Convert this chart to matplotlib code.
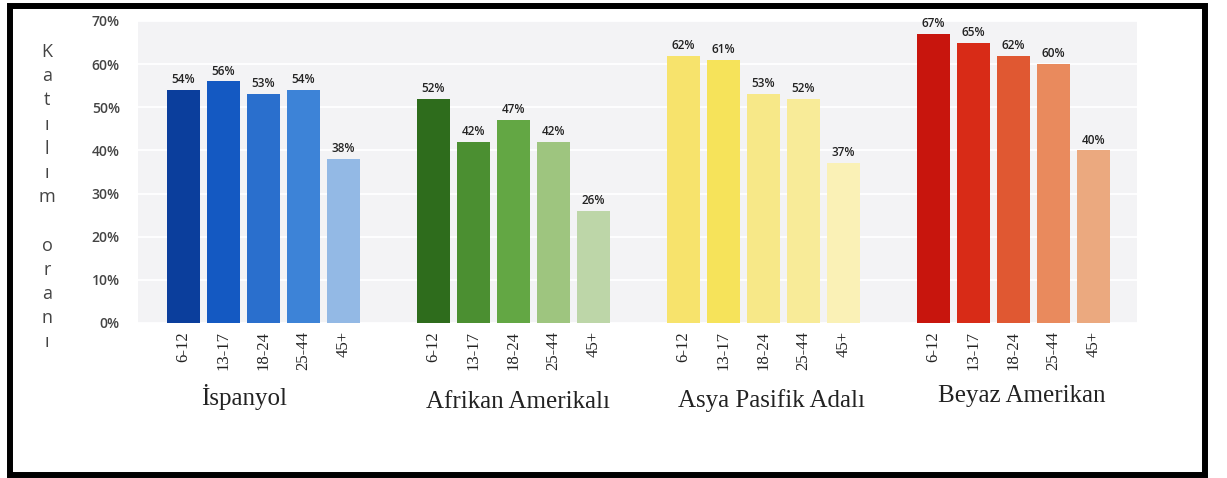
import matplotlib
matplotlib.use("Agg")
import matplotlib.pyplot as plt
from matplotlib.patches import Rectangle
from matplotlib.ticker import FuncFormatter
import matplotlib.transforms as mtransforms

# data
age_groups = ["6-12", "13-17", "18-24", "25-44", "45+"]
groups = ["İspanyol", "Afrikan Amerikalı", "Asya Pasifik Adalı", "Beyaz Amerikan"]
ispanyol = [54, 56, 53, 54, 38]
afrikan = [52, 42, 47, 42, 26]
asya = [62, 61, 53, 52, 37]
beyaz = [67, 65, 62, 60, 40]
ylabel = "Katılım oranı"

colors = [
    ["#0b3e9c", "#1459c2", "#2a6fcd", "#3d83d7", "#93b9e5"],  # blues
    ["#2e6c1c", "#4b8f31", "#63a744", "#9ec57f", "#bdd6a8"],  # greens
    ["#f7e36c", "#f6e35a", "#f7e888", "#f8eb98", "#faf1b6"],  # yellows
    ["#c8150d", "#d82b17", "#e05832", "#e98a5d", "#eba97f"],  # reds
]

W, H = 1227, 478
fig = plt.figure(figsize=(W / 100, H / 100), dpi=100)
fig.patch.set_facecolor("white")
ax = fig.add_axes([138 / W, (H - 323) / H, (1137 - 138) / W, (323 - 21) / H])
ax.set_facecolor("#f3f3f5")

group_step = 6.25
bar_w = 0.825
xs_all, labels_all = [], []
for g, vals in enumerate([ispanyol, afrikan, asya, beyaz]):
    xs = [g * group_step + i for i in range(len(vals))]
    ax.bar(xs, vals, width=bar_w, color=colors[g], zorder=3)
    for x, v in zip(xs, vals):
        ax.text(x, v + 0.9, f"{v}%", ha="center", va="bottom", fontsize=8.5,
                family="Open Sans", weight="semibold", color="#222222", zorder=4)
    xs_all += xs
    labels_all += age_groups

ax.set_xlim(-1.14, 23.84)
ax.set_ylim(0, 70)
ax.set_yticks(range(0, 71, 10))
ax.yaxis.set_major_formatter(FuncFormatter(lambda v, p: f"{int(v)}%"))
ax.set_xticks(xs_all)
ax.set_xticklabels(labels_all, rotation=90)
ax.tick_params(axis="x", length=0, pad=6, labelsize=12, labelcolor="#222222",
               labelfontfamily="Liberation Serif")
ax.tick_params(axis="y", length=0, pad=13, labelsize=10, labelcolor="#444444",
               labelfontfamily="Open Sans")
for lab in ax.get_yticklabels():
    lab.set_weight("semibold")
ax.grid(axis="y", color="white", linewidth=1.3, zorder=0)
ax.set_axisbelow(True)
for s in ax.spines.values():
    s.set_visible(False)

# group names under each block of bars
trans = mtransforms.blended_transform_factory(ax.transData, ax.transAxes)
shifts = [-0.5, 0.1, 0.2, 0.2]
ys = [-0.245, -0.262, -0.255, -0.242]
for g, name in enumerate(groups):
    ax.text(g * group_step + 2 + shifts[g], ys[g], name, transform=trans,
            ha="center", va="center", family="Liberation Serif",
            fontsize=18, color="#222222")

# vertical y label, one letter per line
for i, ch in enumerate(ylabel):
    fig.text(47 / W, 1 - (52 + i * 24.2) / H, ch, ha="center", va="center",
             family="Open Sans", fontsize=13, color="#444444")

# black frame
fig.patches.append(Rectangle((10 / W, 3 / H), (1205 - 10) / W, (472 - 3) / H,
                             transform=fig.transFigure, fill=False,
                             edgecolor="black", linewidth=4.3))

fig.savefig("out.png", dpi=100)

=====

To do: Exactly reproduce the run of lines from the start of the listing through the line with "s.set_visible(False)", inclusive; pictures are not copied.

Result of this task:
Convert this chart to matplotlib code.
import matplotlib
matplotlib.use("Agg")
import matplotlib.pyplot as plt
from matplotlib.patches import Rectangle
from matplotlib.ticker import FuncFormatter
import matplotlib.transforms as mtransforms

# data
age_groups = ["6-12", "13-17", "18-24", "25-44", "45+"]
groups = ["İspanyol", "Afrikan Amerikalı", "Asya Pasifik Adalı", "Beyaz Amerikan"]
ispanyol = [54, 56, 53, 54, 38]
afrikan = [52, 42, 47, 42, 26]
asya = [62, 61, 53, 52, 37]
beyaz = [67, 65, 62, 60, 40]
ylabel = "Katılım oranı"

colors = [
    ["#0b3e9c", "#1459c2", "#2a6fcd", "#3d83d7", "#93b9e5"],  # blues
    ["#2e6c1c", "#4b8f31", "#63a744", "#9ec57f", "#bdd6a8"],  # greens
    ["#f7e36c", "#f6e35a", "#f7e888", "#f8eb98", "#faf1b6"],  # yellows
    ["#c8150d", "#d82b17", "#e05832", "#e98a5d", "#eba97f"],  # reds
]

W, H = 1227, 478
fig = plt.figure(figsize=(W / 100, H / 100), dpi=100)
fig.patch.set_facecolor("white")
ax = fig.add_axes([138 / W, (H - 323) / H, (1137 - 138) / W, (323 - 21) / H])
ax.set_facecolor("#f3f3f5")

group_step = 6.25
bar_w = 0.825
xs_all, labels_all = [], []
for g, vals in enumerate([ispanyol, afrikan, asya, beyaz]):
    xs = [g * group_step + i for i in range(len(vals))]
    ax.bar(xs, vals, width=bar_w, color=colors[g], zorder=3)
    for x, v in zip(xs, vals):
        ax.text(x, v + 0.9, f"{v}%", ha="center", va="bottom", fontsize=8.5,
                family="Open Sans", weight="semibold", color="#222222", zorder=4)
    xs_all += xs
    labels_all += age_groups

ax.set_xlim(-1.14, 23.84)
ax.set_ylim(0, 70)
ax.set_yticks(range(0, 71, 10))
ax.yaxis.set_major_formatter(FuncFormatter(lambda v, p: f"{int(v)}%"))
ax.set_xticks(xs_all)
ax.set_xticklabels(labels_all, rotation=90)
ax.tick_params(axis="x", length=0, pad=6, labelsize=12, labelcolor="#222222",
               labelfontfamily="Liberation Serif")
ax.tick_params(axis="y", length=0, pad=13, labelsize=10, labelcolor="#444444",
               labelfontfamily="Open Sans")
for lab in ax.get_yticklabels():
    lab.set_weight("semibold")
ax.grid(axis="y", color="white", linewidth=1.3, zorder=0)
ax.set_axisbelow(True)
for s in ax.spines.values():
    s.set_visible(False)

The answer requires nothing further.